As the Thursday night players used to shout in the church basement of my Long Island parish long ago: Bingo!

Pope Benedict XVI plans to visit the United States this week, a tour that will include touchstones in my own life — ground zero, St. Patrick’s Cathedral, Yankee Stadium — and will attract throngs of American Catholics. Still, beyond the fact that I’m not much of a throng guy, I will not be among those craning their necks for a glimpse. I feel a palpable papal disconnect.

I was 7 when Paul VI became the first pope to visit the United States, in 1965. I remember the nuns and teachers at SS. Cyril and Methodius School being in the kind of tizzy reserved then for the Beatles, and my mother hunched before our black-and-white television set, just as she was after the first Kennedy assassination, only this time she wasn’t crying.

I must have lost track of the second papal visit, that of John Paul II in 1979; back then I was a student at St. Bonaventure University in upstate New York, more concerned with the Bonnies basketball team’s visit to Niagara than with the pope’s visit to Manhattan. Less than two years later, though, I was sitting in a dusty old van, taking a lunch break from my post-graduate job installing lawn sprinklers, when the radio shouted that His Holiness had been shot in Rome.

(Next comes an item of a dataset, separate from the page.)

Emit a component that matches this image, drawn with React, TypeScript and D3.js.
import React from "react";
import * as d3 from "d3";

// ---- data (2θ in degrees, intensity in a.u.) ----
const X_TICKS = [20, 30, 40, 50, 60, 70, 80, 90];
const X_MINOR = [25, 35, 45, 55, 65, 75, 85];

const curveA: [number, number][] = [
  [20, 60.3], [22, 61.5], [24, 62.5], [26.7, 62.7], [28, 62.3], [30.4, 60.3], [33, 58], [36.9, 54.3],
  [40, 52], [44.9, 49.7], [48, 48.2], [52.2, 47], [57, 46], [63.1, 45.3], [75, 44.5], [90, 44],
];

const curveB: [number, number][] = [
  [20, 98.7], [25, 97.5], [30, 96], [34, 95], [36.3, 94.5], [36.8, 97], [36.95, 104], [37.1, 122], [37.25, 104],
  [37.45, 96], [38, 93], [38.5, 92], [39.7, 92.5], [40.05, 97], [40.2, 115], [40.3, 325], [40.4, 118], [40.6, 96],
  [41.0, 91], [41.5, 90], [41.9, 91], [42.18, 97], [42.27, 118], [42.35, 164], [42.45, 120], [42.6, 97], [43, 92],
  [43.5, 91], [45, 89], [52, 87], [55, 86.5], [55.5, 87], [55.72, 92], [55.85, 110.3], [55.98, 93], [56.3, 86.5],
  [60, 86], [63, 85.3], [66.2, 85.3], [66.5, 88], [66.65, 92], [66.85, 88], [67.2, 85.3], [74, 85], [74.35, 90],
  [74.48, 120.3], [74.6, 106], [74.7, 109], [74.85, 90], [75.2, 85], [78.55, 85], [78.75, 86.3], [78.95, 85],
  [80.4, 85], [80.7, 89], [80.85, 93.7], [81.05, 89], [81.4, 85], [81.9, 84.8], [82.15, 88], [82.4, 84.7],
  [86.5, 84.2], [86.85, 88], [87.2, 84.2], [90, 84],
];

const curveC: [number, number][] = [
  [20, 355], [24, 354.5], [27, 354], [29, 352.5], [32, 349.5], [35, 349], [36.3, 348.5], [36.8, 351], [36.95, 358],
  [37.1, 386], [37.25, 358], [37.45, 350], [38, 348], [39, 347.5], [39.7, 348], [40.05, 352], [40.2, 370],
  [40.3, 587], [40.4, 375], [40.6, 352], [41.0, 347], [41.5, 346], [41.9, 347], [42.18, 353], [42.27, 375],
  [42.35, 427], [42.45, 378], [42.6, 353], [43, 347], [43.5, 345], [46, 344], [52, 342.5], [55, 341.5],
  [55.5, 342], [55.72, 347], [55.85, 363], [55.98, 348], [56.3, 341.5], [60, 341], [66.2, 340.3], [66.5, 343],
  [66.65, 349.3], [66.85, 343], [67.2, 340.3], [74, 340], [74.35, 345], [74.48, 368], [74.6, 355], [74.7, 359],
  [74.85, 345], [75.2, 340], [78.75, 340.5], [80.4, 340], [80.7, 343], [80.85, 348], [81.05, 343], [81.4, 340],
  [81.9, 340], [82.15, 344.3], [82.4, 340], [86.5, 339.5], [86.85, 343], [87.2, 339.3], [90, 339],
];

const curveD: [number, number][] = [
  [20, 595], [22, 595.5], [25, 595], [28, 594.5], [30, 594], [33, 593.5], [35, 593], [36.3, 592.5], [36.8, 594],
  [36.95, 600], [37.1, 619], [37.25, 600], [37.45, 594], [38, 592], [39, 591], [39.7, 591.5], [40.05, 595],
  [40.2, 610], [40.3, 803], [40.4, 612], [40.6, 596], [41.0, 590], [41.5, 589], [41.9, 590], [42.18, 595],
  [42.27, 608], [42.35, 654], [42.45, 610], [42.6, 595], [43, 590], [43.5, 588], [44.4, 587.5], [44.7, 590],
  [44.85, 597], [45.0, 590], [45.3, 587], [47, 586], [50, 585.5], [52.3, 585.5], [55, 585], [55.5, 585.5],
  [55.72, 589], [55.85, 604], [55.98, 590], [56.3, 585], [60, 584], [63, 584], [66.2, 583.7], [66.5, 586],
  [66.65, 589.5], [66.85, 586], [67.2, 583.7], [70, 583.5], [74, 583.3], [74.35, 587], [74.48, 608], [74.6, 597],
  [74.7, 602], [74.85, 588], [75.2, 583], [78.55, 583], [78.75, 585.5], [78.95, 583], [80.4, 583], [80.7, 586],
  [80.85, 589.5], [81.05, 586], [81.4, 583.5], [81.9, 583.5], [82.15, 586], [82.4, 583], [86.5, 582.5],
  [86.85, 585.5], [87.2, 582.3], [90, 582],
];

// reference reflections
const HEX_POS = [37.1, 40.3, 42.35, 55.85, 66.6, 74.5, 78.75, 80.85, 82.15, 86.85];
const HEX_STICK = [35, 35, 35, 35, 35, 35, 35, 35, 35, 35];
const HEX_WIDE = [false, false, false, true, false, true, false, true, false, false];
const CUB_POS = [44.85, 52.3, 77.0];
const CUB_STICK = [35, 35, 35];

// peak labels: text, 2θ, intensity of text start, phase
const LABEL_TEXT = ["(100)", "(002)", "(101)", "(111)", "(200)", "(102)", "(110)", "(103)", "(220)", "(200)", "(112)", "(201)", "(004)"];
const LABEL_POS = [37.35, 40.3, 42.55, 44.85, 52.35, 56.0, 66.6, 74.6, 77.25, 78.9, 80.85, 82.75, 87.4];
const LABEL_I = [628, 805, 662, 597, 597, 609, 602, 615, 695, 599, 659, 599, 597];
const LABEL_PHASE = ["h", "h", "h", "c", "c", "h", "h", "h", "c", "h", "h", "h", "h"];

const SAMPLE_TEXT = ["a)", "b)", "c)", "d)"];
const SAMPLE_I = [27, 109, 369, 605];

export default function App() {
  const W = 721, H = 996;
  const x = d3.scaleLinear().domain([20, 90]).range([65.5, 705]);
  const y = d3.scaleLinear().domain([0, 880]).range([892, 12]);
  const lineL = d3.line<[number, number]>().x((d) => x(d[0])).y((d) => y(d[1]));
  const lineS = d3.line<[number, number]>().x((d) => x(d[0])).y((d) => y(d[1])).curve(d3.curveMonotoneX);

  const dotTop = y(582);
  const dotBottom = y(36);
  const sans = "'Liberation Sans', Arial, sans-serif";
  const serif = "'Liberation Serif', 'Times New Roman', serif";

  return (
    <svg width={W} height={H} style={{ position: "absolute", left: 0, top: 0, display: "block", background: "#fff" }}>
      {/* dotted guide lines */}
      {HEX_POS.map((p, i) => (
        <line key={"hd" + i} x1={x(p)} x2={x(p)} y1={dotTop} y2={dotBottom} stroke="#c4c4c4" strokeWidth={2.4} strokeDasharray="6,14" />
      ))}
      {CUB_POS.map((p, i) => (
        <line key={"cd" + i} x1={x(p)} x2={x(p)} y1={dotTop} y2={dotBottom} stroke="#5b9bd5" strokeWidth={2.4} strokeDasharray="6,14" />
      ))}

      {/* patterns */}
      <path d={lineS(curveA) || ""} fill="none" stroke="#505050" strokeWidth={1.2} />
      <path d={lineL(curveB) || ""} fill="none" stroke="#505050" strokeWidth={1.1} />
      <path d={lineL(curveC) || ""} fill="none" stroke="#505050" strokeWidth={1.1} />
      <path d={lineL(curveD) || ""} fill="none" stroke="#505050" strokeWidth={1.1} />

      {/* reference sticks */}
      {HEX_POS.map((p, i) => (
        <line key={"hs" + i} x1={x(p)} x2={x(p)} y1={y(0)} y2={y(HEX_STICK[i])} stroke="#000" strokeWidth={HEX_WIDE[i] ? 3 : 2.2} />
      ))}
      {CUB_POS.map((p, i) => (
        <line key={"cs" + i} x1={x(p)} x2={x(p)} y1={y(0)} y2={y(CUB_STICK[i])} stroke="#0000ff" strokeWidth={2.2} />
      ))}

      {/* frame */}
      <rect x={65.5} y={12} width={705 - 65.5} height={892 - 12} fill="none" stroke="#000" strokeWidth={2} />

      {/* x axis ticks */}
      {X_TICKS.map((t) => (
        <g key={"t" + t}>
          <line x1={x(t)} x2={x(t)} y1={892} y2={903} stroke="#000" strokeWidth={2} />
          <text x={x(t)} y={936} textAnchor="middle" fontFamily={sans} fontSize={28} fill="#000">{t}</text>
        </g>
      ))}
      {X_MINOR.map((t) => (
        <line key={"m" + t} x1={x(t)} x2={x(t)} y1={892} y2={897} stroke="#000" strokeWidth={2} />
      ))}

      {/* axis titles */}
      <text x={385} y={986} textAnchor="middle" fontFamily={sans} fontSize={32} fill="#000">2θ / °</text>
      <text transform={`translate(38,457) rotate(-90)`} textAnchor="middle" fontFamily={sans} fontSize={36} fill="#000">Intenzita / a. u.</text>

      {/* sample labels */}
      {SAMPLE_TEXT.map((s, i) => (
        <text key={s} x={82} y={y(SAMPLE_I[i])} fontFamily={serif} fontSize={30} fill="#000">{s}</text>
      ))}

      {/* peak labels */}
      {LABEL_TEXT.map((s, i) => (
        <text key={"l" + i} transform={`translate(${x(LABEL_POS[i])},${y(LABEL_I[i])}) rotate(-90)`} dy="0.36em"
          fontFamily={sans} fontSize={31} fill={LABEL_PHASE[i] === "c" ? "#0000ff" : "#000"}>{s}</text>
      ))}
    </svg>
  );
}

The sandwich-eating ditch digger next to me, someone who was not Catholic, wisecracked about the news, but I didn’t laugh. Instead, I felt as though I had somehow suffered collateral damage. This was the first and last time that I sensed true closeness to the pope. A would-be assassin had nearly killed the head of the church — my church — and I was wounded.

Pope John Paul II more than survived; he rallied. But as the years passed, that intense feeling of connection, of solidarity with Il Papa, faded. By the time the pontiff returned to New York, in 1995, I was just another reporter in the city, and his visit was just another assignment.

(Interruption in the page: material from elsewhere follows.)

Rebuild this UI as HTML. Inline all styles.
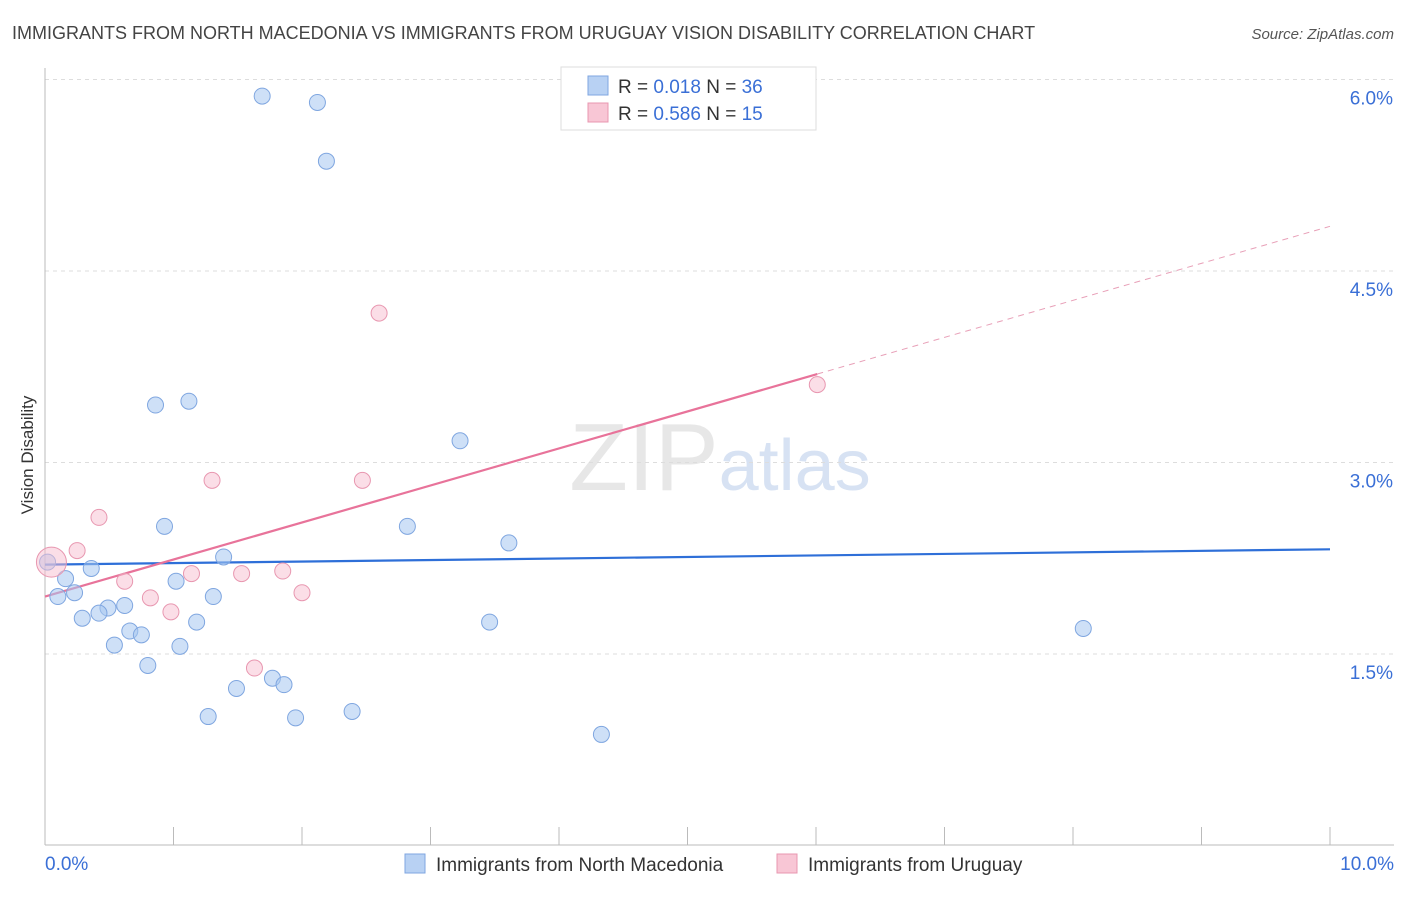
<!DOCTYPE html>
<html><head><meta charset="utf-8"><style>
body{margin:0;background:#fff;font-family:"Liberation Sans",sans-serif;}
svg text{font-family:"Liberation Sans",sans-serif;}
</style></head><body>
<svg id="chart" width="1406" height="892" viewBox="0 0 1406 892" xmlns="http://www.w3.org/2000/svg">
<text x="12" y="39" font-size="18" fill="#444">IMMIGRANTS FROM NORTH MACEDONIA VS IMMIGRANTS FROM URUGUAY VISION DISABILITY CORRELATION CHART</text>
<text x="1394" y="39" font-size="15" fill="#555" text-anchor="end" font-style="italic">Source: ZipAtlas.com</text>
<text x="720" y="490" font-size="96" text-anchor="middle" fill="#ddd" font-family="Liberation Serif" opacity="0.7">ZIP<tspan fill="#c7d7ef" font-family="Liberation Sans" font-size="72">atlas</tspan></text>
<text transform="translate(33,455) rotate(-90)" font-size="17" fill="#333" text-anchor="middle">Vision Disability</text>
<g id="grid"></g><g id="axes"></g><g id="lines"></g><g id="points"></g>
<g>
<rect x="561" y="67" width="255" height="63" fill="#fff" stroke="#ddd"/>
<rect x="588" y="76" width="20" height="19" fill="#b8d1f3" stroke="#7fa6e0"/>
<rect x="588" y="103" width="20" height="19" fill="#f8c6d5" stroke="#e897b0"/>
<text x="618" y="93" font-size="19" fill="#333">R = <tspan fill="#3a6fd6">0.018</tspan>    N = <tspan fill="#3a6fd6">36</tspan></text>
<text x="618" y="120" font-size="19" fill="#333">R = <tspan fill="#3a6fd6">0.586</tspan>    N = <tspan fill="#3a6fd6">15</tspan></text>
</g>
<g>
<rect x="405" y="854" width="20" height="19" fill="#b8d1f3" stroke="#7fa6e0"/>
<text x="436" y="871" font-size="19" fill="#333">Immigrants from North Macedonia</text>
<rect x="777" y="854" width="20" height="19" fill="#f8c6d5" stroke="#e897b0"/>
<text x="808" y="871" font-size="19" fill="#333">Immigrants from Uruguay</text>
</g>
</svg>
<script>
const blueX=[1.69,2.12,2.19,0.86,1.12,3.23,0.93,2.82,3.61,0.02,0.36,0.16,1.02,1.39,0.23,0.10,1.31,0.62,0.49,0.42,0.29,1.18,3.46,0.66,0.75,0.54,1.05,0.80,1.77,1.86,1.49,1.27,1.95,2.39,4.33,8.08];
const blueY=[5.87,5.82,5.36,3.45,3.48,3.17,2.50,2.50,2.37,2.22,2.17,2.09,2.07,2.26,1.98,1.95,1.95,1.88,1.86,1.82,1.78,1.75,1.75,1.68,1.65,1.57,1.56,1.41,1.31,1.26,1.23,1.01,1.00,1.05,0.87,1.70];
const pinkX=[2.60,6.01,1.30,2.47,0.42,0.25,0.05,0.62,1.14,1.53,1.85,0.82,0.98,2.00,1.63];
const pinkY=[4.17,3.61,2.86,2.86,2.57,2.31,2.22,2.07,2.13,2.13,2.15,1.94,1.83,1.98,1.39];
const blueTrend=[2.20,2.32];
const pinkTrend=[1.95,0.29];
const yTicks=[1.5,3.0,4.5,6.0];
const yTickLabels=["1.5%","3.0%","4.5%","6.0%"];
const xTicks=[0,1,2,3,4,5,6,7,8,9,10];
const NS="http://www.w3.org/2000/svg";
const sx=v=>45+v*128.5;
const sy=v=>654-(v-1.5)*127.67;
function mk(tag,attrs,parent){const e=document.createElementNS(NS,tag);for(const k in attrs)e.setAttribute(k,attrs[k]);document.getElementById(parent).appendChild(e);return e;}
yTicks.forEach((t,i)=>{
 const g=mk('line',{x1:45,x2:1394,y1:sy(t),y2:sy(t),stroke:'#ddd','stroke-dasharray':'4,4'},'grid');
 
 
 const l=mk('text',{x:1393,y:sy(t)+25,'font-size':19,fill:'#3a6fd6','text-anchor':'end'},'axes');
 l.textContent=yTickLabels[i];
 
 
});
const ax=mk('line',{x1:45,x2:45,y1:68,y2:845,stroke:'#bbb'},'axes');


const bx=mk('line',{x1:45,x2:1394,y1:845,y2:845,stroke:'#bbb'},'axes');


xTicks.forEach(t=>{
 const k=mk('line',{x1:sx(t),x2:sx(t),y1:827,y2:845,stroke:'#bbb'},'axes');
 
 
});
const x0=mk('text',{x:45,y:870,'font-size':19,fill:'#3a6fd6'},'axes');x0.textContent='0.0%';


const x1=mk('text',{x:1394,y:870,'font-size':19,fill:'#3a6fd6','text-anchor':'end'},'axes');x1.textContent='10.0%';


const bl=mk('line',{x1:sx(0),y1:sy(blueTrend[0]),x2:sx(10),y2:sy(blueTrend[1]),stroke:'#2e6fd8','stroke-width':2.2},'lines');


const pxEnd=Math.max(...pinkX);
const pl=mk('line',{x1:sx(0),y1:sy(pinkTrend[0]),x2:sx(pxEnd),y2:sy(pinkTrend[0]+pinkTrend[1]*pxEnd),stroke:'#e8739a','stroke-width':2.2},'lines');


const pd=mk('line',{x1:sx(pxEnd),y1:sy(pinkTrend[0]+pinkTrend[1]*pxEnd),x2:sx(10),y2:sy(pinkTrend[0]+pinkTrend[1]*10),stroke:'#e8a0b8','stroke-width':1,'stroke-dasharray':'6,5'},'lines');


blueX.forEach((v,i)=>{
 const c=mk('circle',{cx:sx(v),cy:sy(blueY[i]),r:8,fill:'rgba(165,198,240,0.55)',stroke:'#7fa6e0','stroke-width':1},'points');
 
 
});
pinkX.forEach((v,i)=>{
 const c=mk('circle',{cx:sx(v),cy:sy(pinkY[i]),r:i===6?15:8,fill:'rgba(248,190,208,0.5)',stroke:'#e897b0','stroke-width':1},'points');
 
 
});
</script>
</body></html>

The disconnection I feel may be rooted in the good old American distrust of monarchs and frippery. And, unlike American Catholics of 150 years ago, I do not feel the sting of prejudice that would cause me to embrace the pope in defiant declaration of my faith.

Since the day my in-laws first displayed their papal blessing nearly 50 years ago, much has happened to wear away at the authority of the pope. There remains great awe and respect for anyone charged with managing a 2,000-year-old institution and spiritually guiding more than a billion people around the world. For stumbling, grumbling worshipers like me, though, obedience to the pope has morphed into a respectful taking of his pronouncements under advisement — a cafeteria-like approach that drives more rigid Catholics to the brink of saying the Lord’s name in vain.

And peace be with you.

As Peter Steinfels, the Beliefs columnist for The New York Times, recently noted, there is nothing particularly new in this tension. He wrote that many American Catholics “honor the pope yet disagree with papal positions, whether about using contraception, restricting legal access to abortion, ordaining married men or women to the priesthood or recognizing same-sex relationships.” I would add to that list disgust, more than mere disagreement, with the way the church has handled the priest scandals of the last decade.

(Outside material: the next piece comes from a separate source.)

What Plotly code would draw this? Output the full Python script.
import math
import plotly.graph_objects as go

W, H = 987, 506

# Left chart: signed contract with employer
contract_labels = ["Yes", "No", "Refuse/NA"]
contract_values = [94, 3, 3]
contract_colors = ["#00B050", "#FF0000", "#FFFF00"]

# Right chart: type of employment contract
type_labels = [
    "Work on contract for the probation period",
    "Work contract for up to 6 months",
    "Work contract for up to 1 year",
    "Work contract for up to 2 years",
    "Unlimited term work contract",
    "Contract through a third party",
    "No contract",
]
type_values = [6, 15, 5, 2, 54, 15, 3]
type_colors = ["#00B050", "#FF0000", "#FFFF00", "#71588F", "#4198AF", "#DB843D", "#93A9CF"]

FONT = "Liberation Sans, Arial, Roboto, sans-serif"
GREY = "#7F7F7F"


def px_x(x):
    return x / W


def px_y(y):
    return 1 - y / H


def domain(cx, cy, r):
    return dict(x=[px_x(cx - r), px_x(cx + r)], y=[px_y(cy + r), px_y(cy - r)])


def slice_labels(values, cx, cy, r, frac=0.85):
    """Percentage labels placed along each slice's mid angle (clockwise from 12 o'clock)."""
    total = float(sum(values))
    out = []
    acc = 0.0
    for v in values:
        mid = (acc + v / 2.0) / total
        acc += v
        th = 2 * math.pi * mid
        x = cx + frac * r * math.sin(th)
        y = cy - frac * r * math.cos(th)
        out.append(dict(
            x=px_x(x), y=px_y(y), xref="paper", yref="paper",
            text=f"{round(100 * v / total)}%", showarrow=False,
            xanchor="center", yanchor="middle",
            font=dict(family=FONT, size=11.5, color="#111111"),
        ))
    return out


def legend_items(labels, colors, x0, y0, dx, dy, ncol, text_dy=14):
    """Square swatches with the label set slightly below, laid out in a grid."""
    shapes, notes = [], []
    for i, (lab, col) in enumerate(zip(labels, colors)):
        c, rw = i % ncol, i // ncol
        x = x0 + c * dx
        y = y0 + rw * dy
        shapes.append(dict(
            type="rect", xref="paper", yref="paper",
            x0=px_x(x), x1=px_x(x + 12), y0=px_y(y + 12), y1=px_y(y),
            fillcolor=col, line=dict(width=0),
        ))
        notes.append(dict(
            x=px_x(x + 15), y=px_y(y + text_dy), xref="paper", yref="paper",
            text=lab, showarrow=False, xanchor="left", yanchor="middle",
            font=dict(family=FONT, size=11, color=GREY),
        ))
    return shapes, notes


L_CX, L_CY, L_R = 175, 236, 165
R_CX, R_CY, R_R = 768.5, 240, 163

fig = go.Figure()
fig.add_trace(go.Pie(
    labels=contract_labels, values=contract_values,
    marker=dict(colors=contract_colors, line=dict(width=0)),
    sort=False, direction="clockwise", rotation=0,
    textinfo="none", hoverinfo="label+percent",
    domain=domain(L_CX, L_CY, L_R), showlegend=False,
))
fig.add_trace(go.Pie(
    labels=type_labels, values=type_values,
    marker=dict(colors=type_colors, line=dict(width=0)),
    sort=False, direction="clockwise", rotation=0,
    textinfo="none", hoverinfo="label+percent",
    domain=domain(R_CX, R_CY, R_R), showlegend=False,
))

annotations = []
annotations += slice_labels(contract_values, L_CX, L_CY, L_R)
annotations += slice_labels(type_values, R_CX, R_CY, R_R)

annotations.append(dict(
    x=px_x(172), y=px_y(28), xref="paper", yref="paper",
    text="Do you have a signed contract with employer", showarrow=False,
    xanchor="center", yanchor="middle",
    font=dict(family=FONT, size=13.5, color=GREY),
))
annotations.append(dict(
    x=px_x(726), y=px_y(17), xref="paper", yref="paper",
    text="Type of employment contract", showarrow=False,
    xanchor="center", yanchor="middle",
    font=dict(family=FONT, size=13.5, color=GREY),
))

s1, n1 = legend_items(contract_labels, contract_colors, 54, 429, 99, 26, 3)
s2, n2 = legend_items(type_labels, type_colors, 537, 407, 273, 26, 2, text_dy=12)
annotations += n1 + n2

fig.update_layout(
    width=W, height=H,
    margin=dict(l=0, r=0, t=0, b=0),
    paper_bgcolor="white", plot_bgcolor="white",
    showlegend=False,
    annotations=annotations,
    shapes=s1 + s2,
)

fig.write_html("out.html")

But what does all this mean?

It means that I got my Catholic Irish up when I read recently that the Rev. John Hagee, a Texas televangelist, uses code language for the Catholic Church when he speaks of a “false cult system” and — what was it again? Oh, yes: “the great whore.” The good reverend says his words have been misconstrued, and I don’t want mine to be: It would be my humble honor to share a dinner of solidarity with the pope — a dinner, even, of mackerel.

But all this also means that I read the parish bulletin and the gospels, not papal encyclicals or L’Osservatore Romano. That I mutter more about the priest’s aimless homily or some action by the local bishop than about anything the pope has said or done. That on Sundays, though hardly every one, I try to concentrate on the Gospel and on the celebration of the Eucharist as best I can with a distracted 10-year-old and a squirming 4-year-old. That I never once ask myself: What would the pope do?

I am just an American Catholic shirt in a pile of human laundry, rinsing, twirling, praying that things don’t spin out of balance.